People v. Burke
Before: Thompson
THOMPSON, J. The defendant was charged with murdering Harold Rannells. A jury convicted him of manslaughter. In an affray which occurred in Sacramento, September 9, 1944, between the defendant and Harold Rannells the latter was stabbed in the abdomen, as a result of which he died nine days later. From the judgment of conviction of manslaughter the defendant has appealed. The only contention of the defendant on appeal is that the verdict and judgment are not supported by the evidence for the chief reason that there is a total lack of evidence indicating that the defendant stabbed the deceased or that the knife with which he was stabbed belonged to the defendant. The defendant denied that he stabbed the deceased, that he had a knife during the affray or that the knife which was found and received in evidence belonged to him. But the defendant was impeached by proof that he had been previously eon[531]victed of a felony, and the jury was entitled to disbelieve his testimony.
The judgment is adequately supported by the evidence.

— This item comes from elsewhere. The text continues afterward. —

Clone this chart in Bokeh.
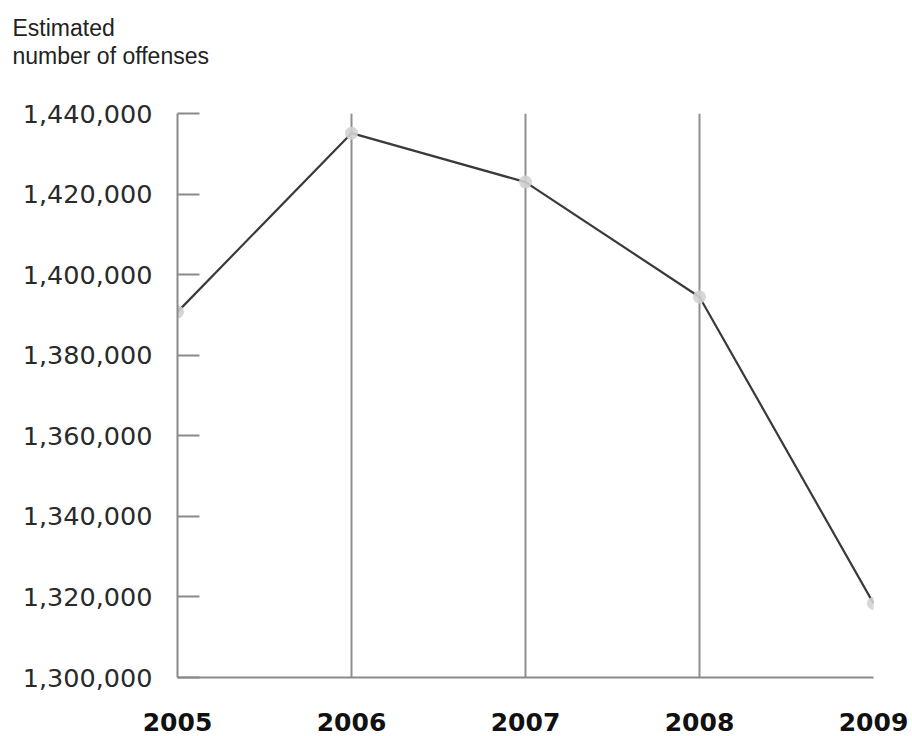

About ten o’clock at night on September 9, 1944, the defendant, who had been in the merchant marine, and his wife, together with their friends, Louis Hill and his wife, were walking westerly on the northern sidewalk of K Street in Sacramento between 6th and 5th Streets. The defendant had been drinking intoxicating liquor to some extent, but he was not noticeably drunk. Two unidentified men, who were not witnesses at the trial, accosted the group and made disparaging remarks about the women. A fight between the defendant and those two men ensued on the sidewalk near the middle of the block. The deceased, Harold Rannells, took no part in that affray. There is no evidence that he even knew the defendant or his assailants. Rannells was then leaning against an automobile parked some distance away near the corner of Sixth and K Streets, from which point he watched the fight. The defendant was knocked down and badly bruised above his eyes and about his face. The defendant bled considerably as a result of the beating. Witnesses testified that they saw a knife or knives in the hands of the strangers during that brawl, but they said the knives were soon put in their pockets and that the defendant was not cut. The inference is that one of the strangers might have subsequently stabbed Rannells. There is no evidence to reasonably support that theory. That contingency is improbable. Evidently the deceased was not acquainted with any of the parties to that affray. He did not participate in that conflict. He stood twenty feet or more away from the location of the fight. No occasion was shown for the strangers to stab the deceased. At least it was the sole province of the jury to determine from the evidence whether it was the defendant who stabbed the deceased in the subsequent affray which occurred between them. The jury concluded that the defendant stabbed the deceased. The evidence supports that conclusion.